Pourtant, conviées au cabinet du ministre de l’intérieur le 20 novembre 2017, les représentantes du Gisti se voyaient présenter les premiers axes d’un futur projet de loi sur l’immigration et l’asile qui confirmaient les orientations annoncées le 12 juillet, à rebours de celles que nous défendons, avec tant d’autres. Au cours de cet entretien, aucun intérêt n’était manifesté par leurs interlocuteurs ni pour les observations critiques suscitées par les mesures annoncées, ni pour le rappel de cette voie alternative.
C’est dans ce contexte que vous nous invitiez le 20 décembre à une première « réunion de concertation Asile immigration » fixée au lendemain même, augurant ainsi fort mal de la volonté de concertation affichée sur un avant-projet de loi dont le texte restait au surplus inconnu.
Nous sommes aujourd’hui contraints de constater que la deuxième réunion, fixée au 11 janvier, ne s’annonce pas sous de meilleurs auspices : le texte de l’avant-projet de loi ne nous est toujours pas communiqué et l’ordre du jour de cette réunion ne nous sera précisé qu’ultérieurement, de sorte qu’il est déjà acquis qu’il ne pourra en aucune façon s’agir d’une véritable concertation, en dépit d’un affichage trompeur.
Il nous faut relever en outre qu’une fois de plus seuls les sièges de quelques associations nationales sont pressentis pour être associés à cette concertation, laissant de côté les centaines d’associations locales, de collectifs, comités de soutien, réseaux qui partout en France se mobilisent et agissent au quotidien pour pallier les défaillances de l’État en matière d’accueil, manifestant ainsi leur hostilité aux politiques que votre gouvernement entend encore amplifier.
Mais le contexte de cette invitation ne se résume ni à votre désintérêt pour les recommandations de tant d’institutions de la République et de représentants de la société civile, ni aux conditions gravement dégradées de la « concertation » à laquelle vous nous conviez.

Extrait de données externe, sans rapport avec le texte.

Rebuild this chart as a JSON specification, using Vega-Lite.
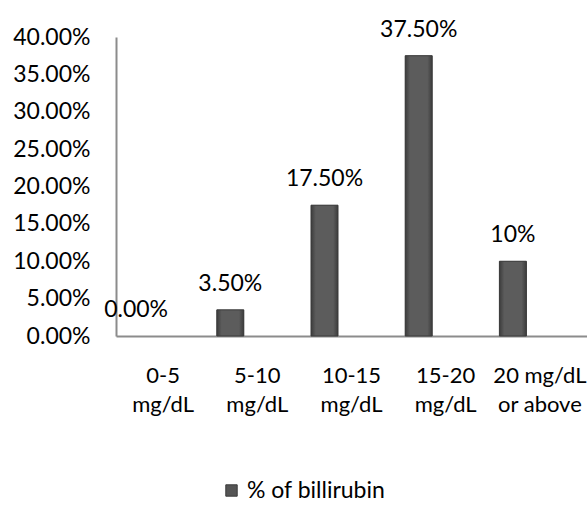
{
  "$schema": "https://vega.github.io/schema/vega-lite/v6.json",
  "width": 471,
  "height": 299,
  "autosize": "none",
  "padding": {"left": 116, "top": 37, "right": 0, "bottom": 170},
  "background": "white",
  "data": {
    "values": [
      {"range": "0-5 mg/dL", "share": 0.0, "label": "0.00%", "series": "% of billirubin"},
      {"range": "5-10 mg/dL", "share": 0.035, "label": "3.50%", "series": "% of billirubin"},
      {"range": "10-15 mg/dL", "share": 0.175, "label": "17.50%", "series": "% of billirubin"},
      {"range": "15-20 mg/dL", "share": 0.375, "label": "37.50%", "series": "% of billirubin"},
      {"range": "20 mg/dL or above", "share": 0.1, "label": "10%", "series": "% of billirubin"}
    ]
  },
  "encoding": {
    "x": {
      "field": "range",
      "type": "nominal",
      "sort": ["0-5 mg/dL", "5-10 mg/dL", "10-15 mg/dL", "15-20 mg/dL", "20 mg/dL or above"],
      "title": null,
      "scale": {"paddingInner": 0, "paddingOuter": 0},
      "axis": {
        "labelAngle": 0,
        "labelExpr": "datum.value == '20 mg/dL or above' ? ['20 mg/dL', 'or above'] : split(datum.value, ' ')",
        "labelPadding": 29,
        "labelLineHeight": 29,
        "labelFontSize": 22,
        "ticks": false,
        "domainColor": "#8c8c8c",
        "domainWidth": 2
      }
    },
    "y": {
      "field": "share",
      "type": "quantitative",
      "title": null,
      "scale": {"domain": [0, 0.4]},
      "axis": {
        "values": [0, 0.05, 0.1, 0.15, 0.2, 0.25, 0.3, 0.35, 0.4],
        "format": ".2%",
        "grid": false,
        "ticks": false,
        "labelPadding": 26,
        "domainColor": "#8c8c8c",
        "domainWidth": 2
      }
    }
  },
  "layer": [
    {
      "transform": [{"filter": "datum.share > 0"}],
      "mark": {"type": "bar", "size": 27, "xOffset": -27},
      "encoding": {
        "color": {
          "field": "series",
          "type": "nominal",
          "scale": {"range": ["#555555"]},
          "legend": {
            "title": null,
            "orient": "none",
            "legendX": 104,
            "legendY": 442,
            "symbolType": "square",
            "symbolSize": 130,
            "symbolStrokeColor": "#3a3a3a",
            "symbolStrokeWidth": 1
          }
        }
      }
    },
    {
      "transform": [{"filter": "datum.share > 0"}],
      "mark": {
        "type": "bar",
        "size": 27,
        "xOffset": -27,
        "stroke": "#3b3b3b",
        "strokeWidth": 1,
        "color": {
          "gradient": "linear",
          "x1": 0, "y1": 0, "x2": 1, "y2": 0,
          "stops": [
            {"offset": 0, "color": "#3c3c3c"},
            {"offset": 0.18, "color": "#5c5c5c"},
            {"offset": 0.82, "color": "#5c5c5c"},
            {"offset": 1, "color": "#3c3c3c"}
          ]
        }
      }
    },
    {
      "mark": {
        "type": "text",
        "xOffset": -27,
        "dy": -26,
        "baseline": "middle",
        "fontSize": 23,
        "color": "#000000"
      },
      "encoding": {"text": {"field": "label"}}
    }
  ],
  "config": {
    "font": "Lato",
    "view": {"stroke": null},
    "axis": {"labelFontSize": 23, "labelColor": "#000000", "labelFont": "Lato"},
    "legend": {"labelFontSize": 23, "labelColor": "#000000", "labelFont": "Lato"}
  }
}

Il est également marqué par la circulaire de votre ministre de l’intérieur du 12 décembre 2017, relative à l’examen des situations administratives dans l’hébergement d’urgence.
Vous avez pu prendre la mesure, Monsieur le Premier ministre, de l’émoi considérable soulevé par les instructions données dans cette circulaire, qui remettent en cause tant le principe d’inconditionnalité de l’hébergement d’urgence que l’inviolabilité de domiciles relevant de lieux privés et la protection de données à caractère personnel.
A l’évidence, une concertation digne de ce nom ne pourrait être engagée que dans le climat apaisé qui résulterait de signes forts attestant de votre volonté que ces instructions restent sans suites et sans effets.
Faute d’avoir perçu le moindre écho, jusqu’à ce jour, d’une telle préoccupation de votre part et compte tenu de l’absence de perspectives d’une concertation loyale et approfondie sur un projet de loi dont il est déjà annoncé qu’il sera présenté et examiné dans des délais contraints, vous comprendrez que nous ne jugions pas utile de répondre à votre invitation. Vous comprendrez également que, compte tenu des enjeux qui s’attachent à un débat public sur ces questions, nous prenions la liberté de rendre cette réponse elle-même publique.
Nous vous prions de croire, Monsieur le Premier ministre, à l’assurance de notre parfaite considération.